47. Given that it is clear that RBK could not be said to be accommodating DD under any other social services function within the meaning of s 22(1), it is therefore clear that RBK were not 'looking after' DD from the time at which the residence order was granted."
"18. It is clear that in a number of cases the making of a residence order will relieve the local authority of obligations to provide accommodation and maintenance for a child and thus of financial (and other) obligations. For example this will occur when a child ceases to be accommodated under s 23(2) as a foster child and becomes a child subject to a residence order in favour of a foster carer, or a different person. More generally this occurs when a child ceases to be a child who is 'looked after by the local authority' (see s 22(1)) and becomes the subject of a residence order."
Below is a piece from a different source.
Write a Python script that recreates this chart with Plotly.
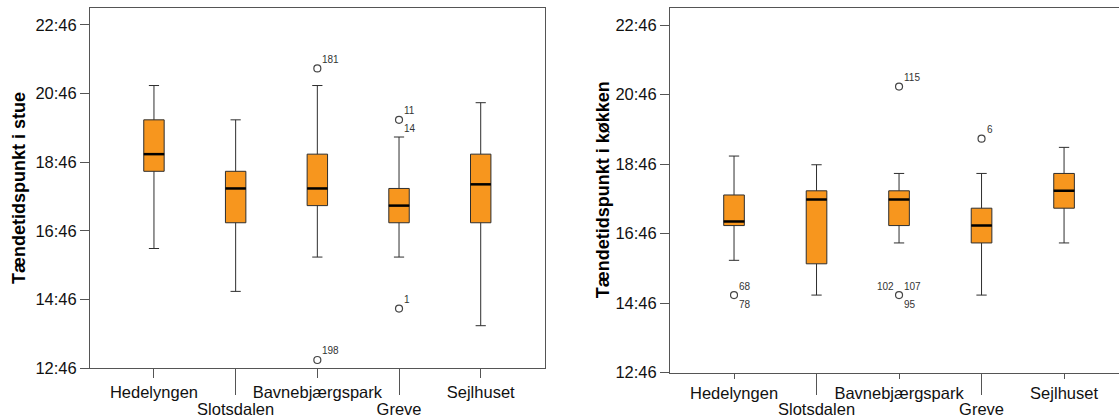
import plotly.graph_objects as go

# Lighting-up times (hours of day) per location, box statistics
categories = ["Hedelyngen", "Slotsdalen", "Bavnebjærgspark", "Greve", "Sejlhuset"]

# Living room ("stue")
stue_low = [16.25, 15.0, 16.0, 16.0, 14.0]
stue_q1 = [18.5, 17.0, 17.5, 17.0, 17.0]
stue_median = [19.0, 18.0, 18.0, 17.5, 18.12]
stue_q3 = [20.0, 18.5, 19.0, 18.0, 19.0]
stue_high = [21.0, 20.0, 21.0, 19.5, 20.5]
stue_out_cat = [2, 2, 3, 3]
stue_out_val = [21.5, 13.0, 20.0, 14.5]
stue_out_ids = [["181"], ["198"], ["11", "14"], ["1"]]
stue_out_pos = [["ur"], ["ur"], ["ur", "lr"], ["ur"]]

# Kitchen ("køkken")
kok_low = [16.0, 15.0, 16.5, 15.0, 16.5]
kok_q1 = [17.0, 15.9, 17.0, 16.5, 17.5]
kok_median = [17.12, 17.75, 17.75, 17.0, 18.0]
kok_q3 = [17.88, 18.0, 18.0, 17.5, 18.5]
kok_high = [19.0, 18.75, 18.5, 18.5, 19.25]
kok_out_cat = [0, 2, 2, 3]
kok_out_val = [15.0, 21.0, 15.0, 19.5]
kok_out_ids = [["68", "78"], ["115"], ["102", "107", "95"], ["6"]]
kok_out_pos = [["ur", "lr"], ["ur"], ["ul", "ur", "lr"], ["ur"]]

y_tick_labels = ["12:46", "14:46", "16:46", "18:46", "20:46", "22:46"]
y_tick_vals = [int(t[:2]) + int(t[3:]) / 60 for t in y_tick_labels]

FONT = "Liberation Sans, Arial, sans-serif"
BOX_FILL = "#F7961E"
BOX_LINE = "#2e2e2e"
AXIS_LINE = "#555555"
BOX_W = 0.25

fig = go.Figure()


def add_panel(xa, xa_low, ya, low, q1, med, q3, high, out_cat, out_val, out_ids, out_pos):
    xs = list(range(len(categories)))
    fig.add_trace(go.Box(
        x=xs, q1=q1, median=med, q3=q3, lowerfence=low, upperfence=high,
        width=BOX_W, whiskerwidth=0.5, fillcolor=BOX_FILL,
        line=dict(color=BOX_LINE, width=1), boxpoints=False,
        xaxis=xa, yaxis=ya, showlegend=False, hoverinfo="skip",
    ))
    # heavier black median bars
    mx, my = [], []
    for i, m in zip(xs, med):
        mx += [i - BOX_W / 2, i + BOX_W / 2, None]
        my += [m, m, None]
    fig.add_trace(go.Scatter(
        x=mx, y=my, mode="lines", line=dict(color="black", width=2.5),
        xaxis=xa, yaxis=ya, showlegend=False, hoverinfo="skip",
    ))
    fig.add_trace(go.Scatter(
        x=out_cat, y=out_val, mode="markers",
        marker=dict(symbol="circle-open", size=7, color="#444444", line=dict(width=1.2)),
        xaxis=xa, yaxis=ya, showlegend=False, hoverinfo="skip",
    ))
    # empty trace so the second-row category axis gets rendered
    fig.add_trace(go.Scatter(
        x=[None], y=[None], mode="markers", xaxis=xa_low, yaxis=ya,
        showlegend=False, hoverinfo="skip",
    ))
    shifts = {"ur": ("left", 3, 9), "lr": ("left", 3, -9), "ul": ("right", -3, 9)}
    for c, v, ids, poss in zip(out_cat, out_val, out_ids, out_pos):
        for lab, p in zip(ids, poss):
            anc, dx, dy = shifts[p]
            fig.add_annotation(
                x=c, y=v, xref=xa, yref=ya, text=lab, showarrow=False,
                xanchor=anc, yanchor="middle", xshift=dx, yshift=dy,
                font=dict(family=FONT, size=10, color="#333333"),
            )


add_panel("x", "x3", "y", stue_low, stue_q1, stue_median, stue_q3, stue_high,
          stue_out_cat, stue_out_val, stue_out_ids, stue_out_pos)
add_panel("x2", "x4", "y2", kok_low, kok_q1, kok_median, kok_q3, kok_high,
          kok_out_cat, kok_out_val, kok_out_ids, kok_out_pos)

W, H = 1119, 417
tick_font = dict(family=FONT, size=16.5, color="#111111")

upper_vals = [0, 2, 4]
lower_vals = [1, 3]


def x_axis(domain, rng, anchor, mirror, tlen):
    return dict(
        domain=domain, range=rng, anchor=anchor, automargin=False,
        tickmode="array", tickvals=upper_vals, ticktext=[categories[i] for i in upper_vals],
        ticks="outside", ticklen=tlen, tickcolor=AXIS_LINE, tickwidth=1,
        showline=True, linecolor=AXIS_LINE, linewidth=1, mirror=mirror,
        showgrid=False, zeroline=False, tickfont=tick_font,
    )


def x_axis_lower(domain, rng, anchor, over, tlen):
    return dict(
        domain=domain, range=rng, anchor=anchor, overlaying=over, side="bottom",
        automargin=False,
        tickmode="array", tickvals=lower_vals, ticktext=[categories[i] for i in lower_vals],
        ticks="outside", ticklen=tlen, tickcolor=AXIS_LINE, tickwidth=1,
        showline=False, showgrid=False, zeroline=False, tickfont=tick_font,
    )


def y_axis(domain, anchor, mirror):
    return dict(
        domain=domain, range=[y_tick_vals[0], 23.26], anchor=anchor, automargin=False,
        tickmode="array", tickvals=y_tick_vals, ticktext=y_tick_labels,
        ticks="outside", ticklen=9, tickcolor=AXIS_LINE, tickwidth=1,
        showline=True, linecolor=AXIS_LINE, linewidth=1, mirror=mirror,
        showgrid=False, zeroline=False, tickfont=tick_font,
    )


left_x = [90 / W, 545 / W]
left_y = [(H - 368) / H, (H - 8) / H]
right_x = [670 / W, 1.0]
right_y = [(H - 372.7) / H, (H - 8) / H]
left_rng = [-0.783, 4.787]
right_rng = [-0.776, 4.666]

fig.update_layout(
    width=W, height=H,
    margin=dict(l=0, r=0, t=0, b=0),
    paper_bgcolor="white", plot_bgcolor="white",
    font=dict(family=FONT),
    xaxis=x_axis(left_x, left_rng, "y", True, 9),
    xaxis3=x_axis_lower(left_x, left_rng, "y", "x", 26),
    yaxis=y_axis(left_y, "x", True),
    xaxis2=x_axis(right_x, right_rng, "y2", True, 5),
    xaxis4=x_axis_lower(right_x, right_rng, "y2", "x2", 21),
    yaxis2=y_axis(right_y, "x2", False),
)

title_font = dict(family=FONT, size=18, color="black")
fig.add_annotation(
    text="<b>Tændetidspunkt i stue</b>", xref="paper", yref="paper",
    x=19 / W, y=sum(left_y) / 2, textangle=-90, showarrow=False,
    xanchor="center", yanchor="middle", font=title_font,
)
fig.add_annotation(
    text="<b>Tændetidspunkt i køkken</b>", xref="paper", yref="paper",
    x=603 / W, y=sum(right_y) / 2, textangle=-90, showarrow=False,
    xanchor="center", yanchor="middle", font=title_font,
)

fig.write_html("out.html", config={"displayModeBar": False})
"19. It could also occur when a child has never been looked after by a local authority but would have been if a residence order had not been made, or if there had not been a family placement (followed by a residence orders)."
- As RBK accept, it was RBK who encouraged PGM to make the application. They also encouraged PGM to seek her own legal advice, which she did, and assisted her financially when there were difficulties over the cost of that. It seems that the impetus for considering a residence order was to ensure that the placement with PGM was secure if M should attempt to remove DD. The only other way in which that could have been achieved was by instituting care proceedings.
- The residence order was not an end in itself. The ultimate goal of the local authority, their plan for their looked after child, was a special guardianship order but time was needed before that could be sought. The residence order itself was labelled as interim and the directions given by the court show that it was a temporary measure en route to a more permanent solution. I accept all of this, which is clear from the papers.
- The local authority continued, following the residence order, with the same framework as before the order was made. Amongst other things, the local authority continued to be involved in facilitating contact between DD and the rest of his family. This too seems to be evident from the papers.
- Local authorities would be able to divest themselves of financial responsibility for children they are looking after if they managed to identify a suitable family member outside their area. I would observe, in this regard, that it must be understood that this would not necessarily strand the child and its relatives without local authority assistance although I agree that the nature of the assistance might change because the child's status would alter and, further, that recourse might have to be had to a different local authority. In my judgment, however, it is important to remember that a necessary step in the process would be the making of a residence order. A family member who felt that the making of such an order would be prejudicial would not have to apply for one. The local authority would have no right to apply themselves for such an order and, if it was suggested that the court should make such an order of its own motion, the family member could resist that course by explaining its adverse consequences. Independent legal advice, as sought by PGM, should fortify a relative sufficiently to deal with these matters.
- It would be a powerful disincentive for those advising potential special guardians to apply for interim residence orders because doing so might weaken their ability to negotiate a proper package of support. The making of a special guardianship order can take some time and no interim special guardianship order is available. In the meanwhile, the looked after child would be vulnerable as nobody would effectively be exercising parental responsibility. It is submitted that the undesirable consequence would, in many cases, be the instigation of public law proceedings which might not otherwise have been taken.